Tomi Ungerer (1931-2019) is renowned for his iconic advertising campaigns, his political posters, and his children’s books.
“‘Expect the unexpected’ is a fitting description of all of Tomi’s posters. The element of surprise, the element of the absurd, is a clear constant in his posters. When Tomi is finished with a poster design, he will step back a bit, and if he’s really satisfied with what he’s done, he’ll say, ‘It’s absurd!’
This very absurdity, achieved by elements of surprise and exaggeration, makes for a good poster: one of the key elements of a good poster is that it be arresting, that it be immediately compelling. This propensity for gleefully combining the improbable with the absurd is carried through in all of Tomi’s works, including his best-known works, his children’s books. His style—his broad strokes, bright colors, exaggeration, his drive to the heart of an idea, are all essentials of the poster style.”
-From The Poster Art of Tomi Ungerer, edited by Jack Rennert
Teetering on the line between his adorable children’s book illustrations and some of his more titillating designs for humorous erotica, this poster promotes the now-closed Truc boutique in Cambridge, Massachusetts. Specializing in wildly-scented soaps and hippie-dippy aromatherapy products, it enjoyed thinking that its wares were beyond the imagination of the common man.
Tomi created a series of six posters for the Electric Circus in late 1969, all on the theme of “The ultimate legal experience.” However, many stores in the United States refused to handle them and many foreign distributors were dissuaded by customs official from importing them. Tomi did a single poster for Tom Williams, the art director of all these, to announce that henceforth girls without brassieres would be admitted free every Sunday.
Located in New York’s Greenwich Village, the Electric Circus was America’s leading Rock Palace. Young people flocked to the Circus to dance to live and recorded music by their favorite rock groups. The cavern setting was a psychedelic continuous light show. It closed in July, 1971.
Grove Press publisher Barney Rosset began Evergreen Review in 1957 as a literary quarterly featuring the likes of Sartre, Camus, and Beckett, as well as American poets Lawrence Ferlinghetti and Jack Kerouac. By 1966, the publication had increased its frequency and become a voice of political iconoclasm, so graphic designer John Alcorn refreshed its look, dropping “review” from the title in the process. Heralding the redesign was a new advertising campaign: “Join The Underground.” Tomi designed this poster to promote the February 1967 issue: a coolie-hatted image of Uncle Sam, sunk in the quagmire of Vietnam, and displeased with the face he presents to the mirror.
In 1969, Darien House asked Tomi to create a series of posters to decorate a child’s room. He made 12 images in total that were printed between 1969-1971. Despite depicting well-loved fairy tales, many believed the images to be too frightening for children—though the Grimm Brothers would probably think that they’re right on target. These seven posters illuminate Tomi’s provocative artistic vision: he combines the ominous and the delightful, and the ridiculous and the serene, to create truly enchanting images.
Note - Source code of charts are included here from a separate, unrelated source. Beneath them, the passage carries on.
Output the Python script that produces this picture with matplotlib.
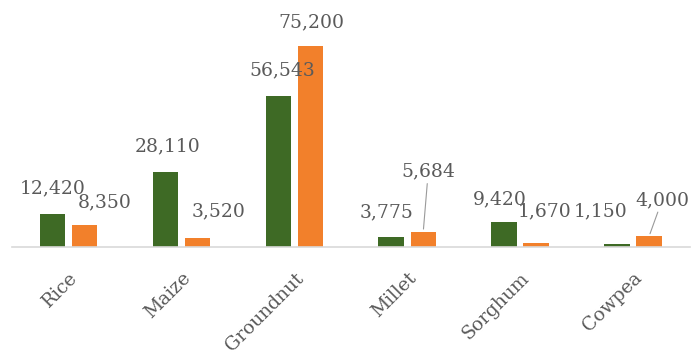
import matplotlib.pyplot as plt
import numpy as np

crops = ["Rice", "Maize", "Groundnut", "Millet", "Sorghum", "Cowpea"]
green_vals = [12420, 28110, 56543, 3775, 9420, 1150]
orange_vals = [8350, 3520, 75200, 5684, 1670, 4000]

# label offsets (pixels, from bar top centre) and whether a leader line is drawn
green_offsets = [(0, 25), (2, 26), (4, 26), (-5, 25), (-4, 22), (-16, 33)]
orange_offsets = [(20, 22), (21, 26), (1, 24), (5, 60), (8, 31), (13, 36)]
orange_leader = [False, False, False, True, False, True]

GREEN = "#3e6a25"
ORANGE = "#f2802b"
TEXT = "#5a5a5a"
FONT = "DejaVu Serif"

fig = plt.figure(figsize=(6.94, 3.55), dpi=100)
ax = fig.add_axes([12 / 694, 108 / 355, 677.5 / 694, 247 / 355])

x = np.arange(len(crops))
w = 0.225
off = 0.142
bg = ax.bar(x - off, green_vals, w, color=GREEN)
bo = ax.bar(x + off, orange_vals, w, color=ORANGE)

ax.set_xlim(-0.5, len(crops) - 0.5)
ax.set_ylim(0, 92500)

pt = 72 / fig.dpi


def label(bars, vals, offsets, leaders=None):
    for i, (b, v) in enumerate(zip(bars, vals)):
        dx, dy = offsets[i]
        cx = b.get_x() + b.get_width() / 2
        kw = {}
        if leaders is not None and leaders[i]:
            kw["arrowprops"] = dict(arrowstyle="-", color="#9a9a9a", lw=0.8,
                                    shrinkA=0, shrinkB=2)
        ax.annotate(f"{v:,}", xy=(cx, v), xytext=(dx * pt, dy * pt),
                    textcoords="offset points", ha="center", va="center",
                    fontsize=13.5, family=FONT, color=TEXT, **kw)


label(bg, green_vals, green_offsets)
label(bo, orange_vals, orange_offsets, orange_leader)

ax.set_xticks(x, crops)
ax.tick_params(axis="x", length=0, pad=16, labelsize=13.5, labelcolor=TEXT,
               labelrotation=45)
for t in ax.get_xticklabels():
    t.set_family(FONT)
    t.set_ha("right")
    t.set_rotation_mode("anchor")
ax.set_yticks([])
for s in ["top", "right", "left"]:
    ax.spines[s].set_visible(False)
ax.spines["bottom"].set_color("#d9d9d9")
ax.spines["bottom"].set_linewidth(1.2)

fig.savefig("out.png", dpi=100)
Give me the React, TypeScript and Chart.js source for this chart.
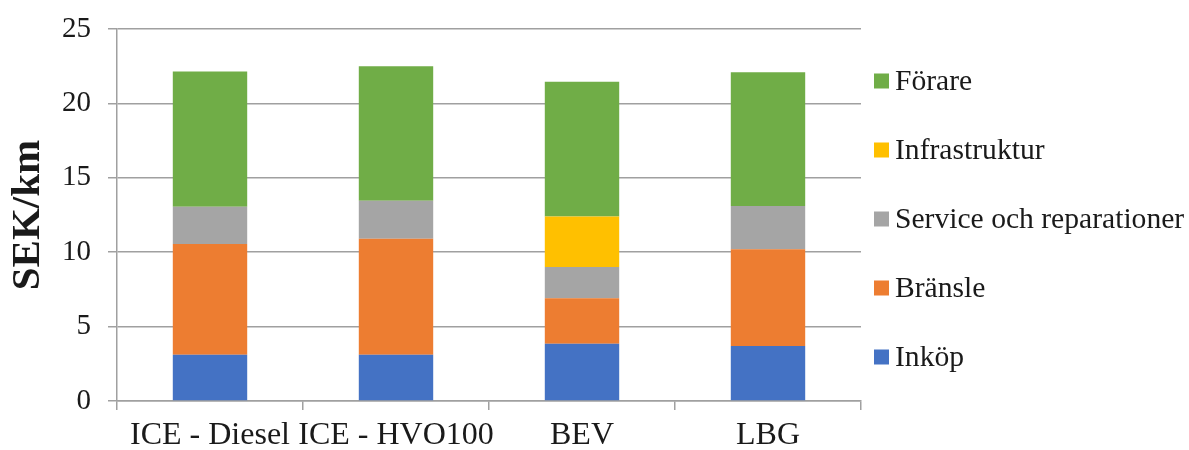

As part of its program to encourage young people to enter careers in the health and hospital field, the American Hospital Association sent health-careers kits to schools, hospitals, and health groups across the United States. In 1969, Tomi was commissioned to design the materials for this kit, which included posters, postcards, tray favors, and wall folders. The poster, which had a printing of over 100,000 copies, was to be hung on elementary school and library walls.
Tomi always carried a small sketchbook with him, and for the most part, was reluctant to show his sketches and “ideas” to anyone. But in 1964, after enough people had seen them to give them an “underground” reputation, Viking Press asked Tomi for the right to publish these. This poster was first distributed in bookstores to publicize the book and subsequently reproduced and distributed by Darien House. Though the book received mixed reviews, Newsweek proclaimed, “Ungerer’s brilliantly imaginative horror-jokes do not electrify the funny bone so much as they thud into the solar plexus and stab the intellect… [though they] have the encouraging humanizing effect of all good satire.”